The boys actually did remarkably well. We spent the next several hours taking trips to the car to get rainboots and snacks and to find a bathroom and to look for a better spot to see the ship. We were excited to see the ship finally pull in at 6:30. Bummer for me=they weren't lined up around the ship in their white uniforms because of the rain.
Hubs said it would take about 30 minutes for them to tie up and lower the bridge to get off. We were, however, not prepared for that 30 minutes to turn into 90. That was the most excruciating part of the whole day...just starring at the ship for hours waiting for men to start walking off. By this point, I was quite frankly, mad. We hadn't had dinner (thinking Hubs would be off by 6:00, we planned on getting dinner together afterwards) and the 4 of us had been in the rain for 3 hours. We were soaked and our cute outfits were ruined and it was dark so he couldn't even see the outfits and it was past the kids bedtime and we hadn't even had dinner and how in the world was I going to find him in this sea of people?!
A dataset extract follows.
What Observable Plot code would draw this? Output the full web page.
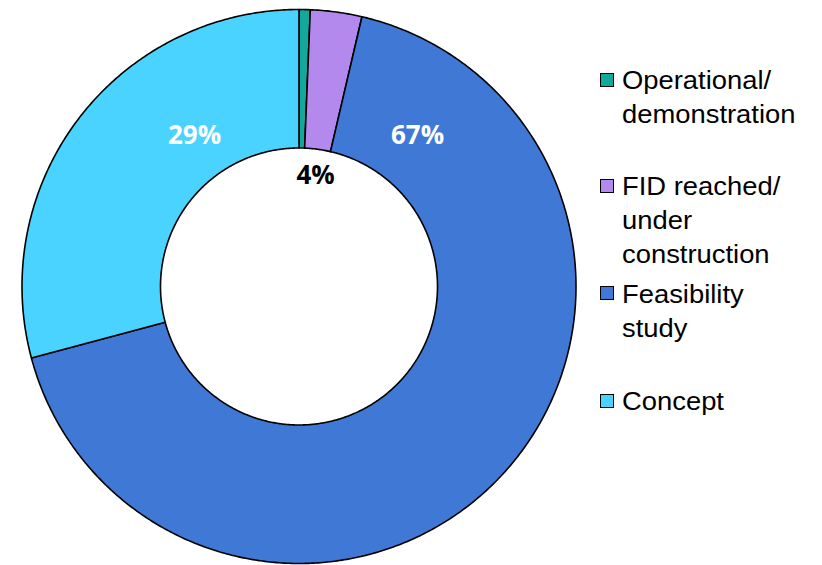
<!DOCTYPE html>
<html><head><meta charset="utf-8">
<script src="https://cdn.jsdelivr.net/npm/d3@7"></script>
<script src="https://cdn.jsdelivr.net/npm/@observablehq/plot@0.6"></script>
<style>
body{margin:0;background:#fff}
#wrap{position:relative;width:822px;height:565px;overflow:hidden}
#wrap svg{position:absolute;left:0;top:0}
.item{position:absolute;left:600px;font-family:"Liberation Sans",Arial,sans-serif;font-size:25px;line-height:34px;color:#000;white-space:nowrap}
.sw{position:absolute;left:0;top:9.5px;width:12px;height:12px;border:1.5px solid #000}
.txt{position:absolute;left:22px;top:0;transform:scaleX(1.095);transform-origin:0 0}
</style></head>
<body><div id="wrap"></div>
<script>
// ---- data ----
const categories = ["Operational/demonstration", "FID reached/under construction", "Feasibility study", "Concept"];
const legendLines = [["Operational/", "demonstration"], ["FID reached/", "under", "construction"], ["Feasibility", "study"], ["Concept"]];
const shares = [0.65, 3.0, 67.2, 29.15];
const colors = ["#12A89C", "#B389EE", "#4079D5", "#4AD3FE"];
const labelTexts = ["4%", "67%", "29%"];

// ---- layout ----
const W = 822, H = 565, cx = 298.5, cy = 286, R = 277, rInner = 138.5 / 277;
const labelPos = [[0.06, -0.399], [0.428, -0.545], [-0.377, -0.545]];
const labelFill = ["#000", "#fff", "#fff"];
const legendTops = [63, 169, 276.5, 384];

const total = d3.sum(shares);
let acc = 0;
const features = categories.map((c, i) => {
  const a0 = acc / total * 2 * Math.PI;
  acc += shares[i];
  const a1 = acc / total * 2 * Math.PI;
  const n = Math.max(2, Math.ceil((a1 - a0) / (Math.PI / 360)));
  const ring = [];
  for (let k = 0; k <= n; k++) { const a = a0 + (a1 - a0) * k / n; ring.push([Math.sin(a), -Math.cos(a)]); }
  for (let k = n; k >= 0; k--) { const a = a0 + (a1 - a0) * k / n; ring.push([rInner * Math.sin(a), -rInner * Math.cos(a)]); }
  ring.push(ring[0]);
  return {type: "Feature", properties: {category: c}, geometry: {type: "Polygon", coordinates: [ring]}};
});

const labels = labelTexts.map((t, i) => ({text: t, x: labelPos[i][0], y: labelPos[i][1], fill: labelFill[i]}));

const chart = Plot.plot({
  width: W, height: H,
  margin: 0,
  projection: () => d3.geoIdentity().scale(R).translate([cx, cy]),
  color: {domain: categories, range: colors},
  marks: [
    Plot.geo(features, {fill: d => d.properties.category, stroke: "#000", strokeWidth: 1.6, strokeLinejoin: "round"}),
    Plot.text(labels.filter(d => d.fill === "#fff"), {x: "x", y: "y", text: "text", fill: "#fff", fontSize: 26, fontWeight: "bold", fontFamily: "'Open Sans', sans-serif"}),
    Plot.text(labels.filter(d => d.fill === "#000"), {x: "x", y: "y", text: "text", fill: "#000", fontSize: 26, fontWeight: "bold", fontFamily: "'Open Sans', sans-serif"})
  ]
});
const wrap = document.getElementById("wrap");
wrap.appendChild(chart);

categories.forEach((c, i) => {
  const item = document.createElement("div");
  item.className = "item";
  item.style.top = legendTops[i] + "px";
  const sw = document.createElement("div");
  sw.className = "sw";
  sw.style.background = colors[i];
  const tx = document.createElement("div");
  tx.className = "txt";
  tx.innerHTML = legendLines[i].join("<br>");
  item.appendChild(sw); item.appendChild(tx);
  wrap.appendChild(item);
});
</script>
</body></html>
Tip #2: laminate the signs your kids make
The kids were melting down, so we headed back to the car to dry off (did I mention my umbrella broke as a result of last weeks soccer game in the Nor'easter but I didn't know it until we were at the pier) and let them play the electronics that I took, but couldn't take out in the rain. Bubby put on his pj's and Charlie strapped himself into his seat, very ready to go home and go to bed.
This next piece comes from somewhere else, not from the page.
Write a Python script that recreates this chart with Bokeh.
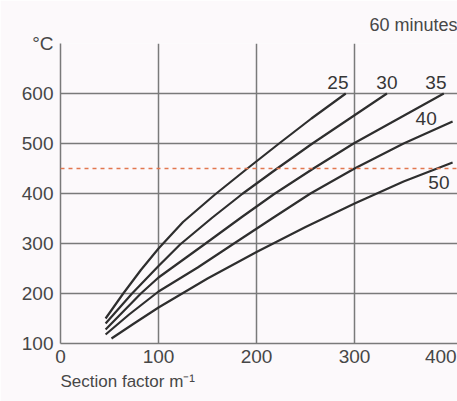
from bokeh.plotting import figure
from bokeh.models import FixedTicker, Range1d, Span, Label, Title
from bokeh.embed import file_html
from bokeh.resources import INLINE

# Section factor (m^-1) vs steel temperature (deg C), 60 minutes, per insulation thickness (mm)
sf_25 = [46, 64, 82, 100, 125, 157, 190, 223, 256, 291]
t_25 = [150, 200, 247, 290, 343, 397, 449, 500, 550, 600]
sf_30 = [46, 73, 100, 122, 155, 186, 221, 257, 295, 333]
t_30 = [140, 200, 255, 298, 352, 400, 450, 500, 550, 600]
sf_35 = [46, 82, 100, 148, 185, 218, 258, 299, 345, 391]
t_35 = [128, 200, 232, 300, 353, 399, 450, 500, 550, 600]
sf_40 = [46, 70, 100, 140, 177, 215, 255, 300, 350, 400]
t_40 = [118, 158, 204, 252, 300, 349, 400, 450, 500, 544]
sf_50 = [52, 75, 100, 150, 200, 250, 300, 350, 400]
t_50 = [110, 140, 172, 230, 283, 333, 380, 424, 462]
series_names = ["25", "30", "35", "40", "50"]
limit_temp = 450
x_tick_labels = ["0", "100", "200", "300", "400"]
y_ticks = [100, 200, 300, 400, 500, 600, 700]

FONT = "Liberation Sans"
BG = "#fcf9fb"
GRID = "#7a7a7a"
TXT = "#474747"

p = figure(width=457, height=401, x_range=Range1d(0, 405), y_range=Range1d(100, 700),
           output_backend="svg", toolbar_location=None,
           min_border_left=60, min_border_right=0, min_border_top=43, min_border_bottom=58)
p.background_fill_color = BG
p.border_fill_color = BG
p.outline_line_color = None

for ax in (p.xaxis, p.yaxis):
    ax.major_tick_line_color = None
    ax.minor_tick_line_color = None
    ax.major_tick_out = 0
    ax.major_tick_in = 0
    ax.axis_line_color = GRID
    ax.axis_line_width = 1.5
    ax.major_label_text_font = FONT
    ax.major_label_text_font_size = "19px"
    ax.major_label_text_color = TXT

# last x label sits left of its grid position, as in the original (kept inside the picture)
x_label_pos = [0, 100, 200, 300, 388]
p.xaxis.ticker = FixedTicker(ticks=x_label_pos)
p.xaxis.major_label_overrides = {pos: lab for pos, lab in zip(x_label_pos, x_tick_labels)}
p.yaxis.ticker = FixedTicker(ticks=y_ticks)
p.yaxis.major_label_overrides = {700: "°C"}
p.xaxis.major_label_standoff = 6
p.yaxis.major_label_standoff = 7

p.xgrid.ticker = FixedTicker(ticks=[100, 200, 300])
p.ygrid.ticker = FixedTicker(ticks=[200, 300, 400, 500, 600, 700])
p.grid.grid_line_color = GRID
p.grid.grid_line_width = 1.5
p.grid.grid_line_alpha = 1.0

p.add_layout(Span(location=limit_temp, dimension="width", line_color="#e2774f",
                  line_dash="4 4", line_width=1.6))

for xs, ys in [(sf_25, t_25), (sf_30, t_30), (sf_35, t_35), (sf_40, t_40), (sf_50, t_50)]:
    p.line(xs, ys, line_color="#2e2e2e", line_width=2.2)

label_pos = [(283, 622), (333, 622), (383, 622), (373, 550), (386, 422)]
for name, (lx, ly) in zip(series_names, label_pos):
    p.add_layout(Label(x=lx, y=ly, text=name, text_align="center", text_baseline="middle",
                       text_font=FONT, text_font_size="19px", text_color="#363636"))

p.add_layout(Title(text="60 minutes", align="right", text_font=FONT, text_font_size="18px",
                   text_color=TXT, text_font_style="normal", standoff=17), "above")
p.add_layout(Title(text="Section factor m⁻¹", align="left", text_font=FONT, text_font_size="17px",
                   text_color=TXT, text_font_style="normal", standoff=9), "below")

open("out.html", "w").write(file_html(p, INLINE))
Tip #3: Take a change of clothes and suckers and some kind of entertainment that can get wet...but I have no idea what that is...maybe Grandparents?
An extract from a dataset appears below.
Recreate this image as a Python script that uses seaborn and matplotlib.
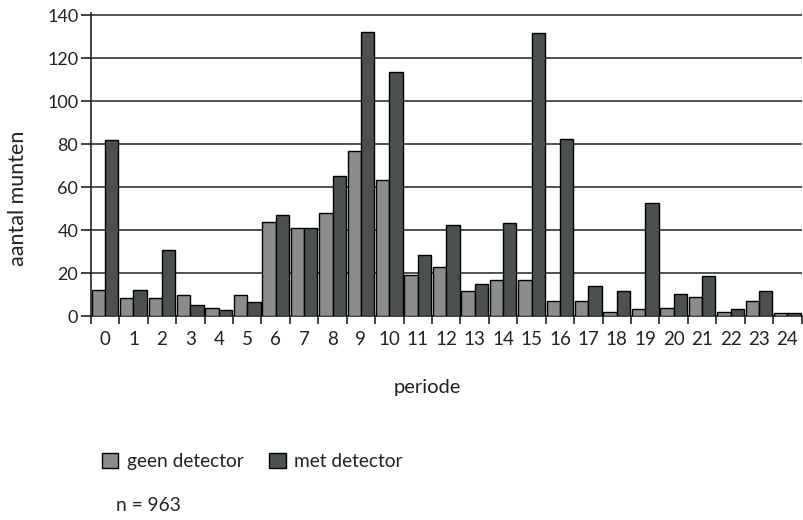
import numpy as np
import pandas as pd
import matplotlib
matplotlib.use("Agg")
import matplotlib.pyplot as plt
import seaborn as sns
from matplotlib.patches import Patch

periods = [str(i) for i in range(25)]
geen_detector = [12, 8.5, 8.5, 10, 4, 10, 44, 41, 48, 77, 63.5, 19, 23, 11.5, 17, 17, 7, 7, 2, 3.5, 4, 9, 2, 7, 1.5]
met_detector = [82, 12, 31, 5, 3, 6.5, 47, 41, 65, 132, 113.5, 28.5, 42.5, 15, 43.5, 131.5, 82.5, 14, 11.5, 52.5, 10.5, 18.5, 3.5, 11.5, 1.5]
series_names = ["geen detector", "met detector"]
y_ticks = [0, 20, 40, 60, 80, 100, 120, 140]

df = pd.DataFrame({
    "periode": periods * 2,
    "aantal": geen_detector + met_detector,
    "groep": [series_names[0]] * len(periods) + [series_names[1]] * len(periods),
})

sns.set_theme(style="white")
plt.rcParams["font.family"] = ["Lato", "DejaVu Sans"]

colors = ["#8c8c8c", "#4b5150"]

fig = plt.figure(figsize=(8.04, 5.20), dpi=100)
ax = fig.add_axes([0.113, 0.392, 0.884, 0.583])

sns.barplot(data=df, x="periode", y="aantal", hue="groep", order=periods,
            hue_order=series_names, palette=colors, width=0.94,
            edgecolor="black", linewidth=1.0, saturation=1, ax=ax,
            legend=False, zorder=3)

ax.set_xlim(-0.5, len(periods) - 0.5)
ax.set_ylim(0, 141)
ax.set_yticks(y_ticks)
ax.set_yticklabels([str(v) for v in y_ticks], fontsize=13)
ax.yaxis.grid(True, color="#222222", linewidth=1.1, zorder=0)
ax.set_axisbelow(True)

ax.set_xticks(range(len(periods)))
ax.set_xticklabels(periods, fontsize=13.5)
ax.set_xticks(np.arange(-0.5, len(periods)), minor=True)
ax.tick_params(axis="x", which="major", length=0, pad=11, colors="#222222")
ax.tick_params(axis="x", which="minor", length=6, width=1.2, direction="out", color="#222222")
ax.tick_params(axis="y", length=7, width=1.2, direction="out", color="#222222", pad=2, labelcolor="#222222")
ax.tick_params(bottom=True, left=True, which="both")

for s in ["top", "right"]:
    ax.spines[s].set_visible(False)
for s in ["left", "bottom"]:
    ax.spines[s].set_color("#222222")
    ax.spines[s].set_linewidth(1.2)

ax.set_xlabel("")
ax.set_ylabel("")
fig.text(0.022, 0.619, "aantal munten", rotation=90, ha="center", va="center",
         fontsize=15.5, color="#222222")
fig.text(0.532, 0.254, "periode", ha="center", va="center", fontsize=14.5, color="#222222")

handles = [Patch(facecolor=colors[0], edgecolor="black", linewidth=1.0),
           Patch(facecolor=colors[1], edgecolor="black", linewidth=1.0)]
fig.legend(handles, series_names, loc="center left", bbox_to_anchor=(0.105, 0.113),
           ncol=2, frameon=False, fontsize=13.8, handlelength=0.85, handleheight=0.85,
           handletextpad=0.45, columnspacing=1.35, labelcolor="#222222")
fig.text(0.144, 0.027, "n = 963", ha="left", va="center", fontsize=13.8, color="#222222")

fig.savefig("out.png", dpi=100)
I thought maybe it would be better Hubs came and met us at the car; maybe if we were removed from the crowd it would be easier to find each other in the darkness. But then he wasn't responding to my texts and I saw 2 sailors come out to their car alone and I couldn't stand the thought of him walking off the ship and us not standing there to greet him. My gut said to get back out in that rain, so I made the kids put their rainboots back on and convinced Bubby to go back out in his pj's and we ran back to the pier. My gut was right. 2 minutes after we got to the pier, I saw Hubs set down his bags and begin to walk past us in the mob of people. I hesitated for a moment because it was dark and everyone was in the same uniform and I thought about how embarrassing it would be if I shouted his name and ran up to him and it wasn't him. But there's something so cool about this connection I have with him and I just knew it was him. I shouted his name, heard the kids shout "DADDY!" and as he turned and I saw the smile his face, it was all worth it.
Remember those expectations? I did have a picture in my head of him coming off the ship and the video I was going to get of the kids running up to him and the awesome picture I was going to snap of me jumping into his arms. It was a non replaceable moment we shared as we embraced as a family in the pouring rain. I will never forget us all smashed together and Hubs kissing each one of us. I won't forget how he took the time to hand Princess P the flowers he brought her all the way from Florida and hearing him say I looked beautiful. But I was bummed that after those sweet embraces, we dashed to the car, changed a couple more pj's, loaded up all of Hubs gear, took this quick photo to document we were together:
And began the long drive back home in the pouring rain. I felt rushed and like I didn't have time to really stop and savor what was happening. I was sad that the few pictures I got were blurring and not at all what I had in my head. We stopped by Chick-fil-A for a very late dinner and coming home was more rushed work.
Tip #4: Have good food and water stashed in the car
If I could suggest anything about a homecoming with small children, I would say if you can, recruit someone to come with you to help and take pictures, but then is willing to slip away when your spouse gets there.
I laid down for bed last night and realized that the icky feeling I've been feeling for 4 months was gone. instantly. The horribleness of the day was erased and soon the deployment will be a blur in our past. I was overwhelmed with thankfulness; the ship Hubs was on, went back out this morning due to hurricane Juaquin. If he had been delayed anymore in Florida, he would still be out in the ocean waiting for Juaquin to pass and I would be going through a hurricane solo.
I am so crazy thankful that he is home and we can take on the next challenge together as a team. I was ready to drive straight to Arizona last night so I never have to see rain again, but I'm thankful that the rain has cleared all of our potential obligations and "forced" us to stay home and just be together. Let reintegration begin.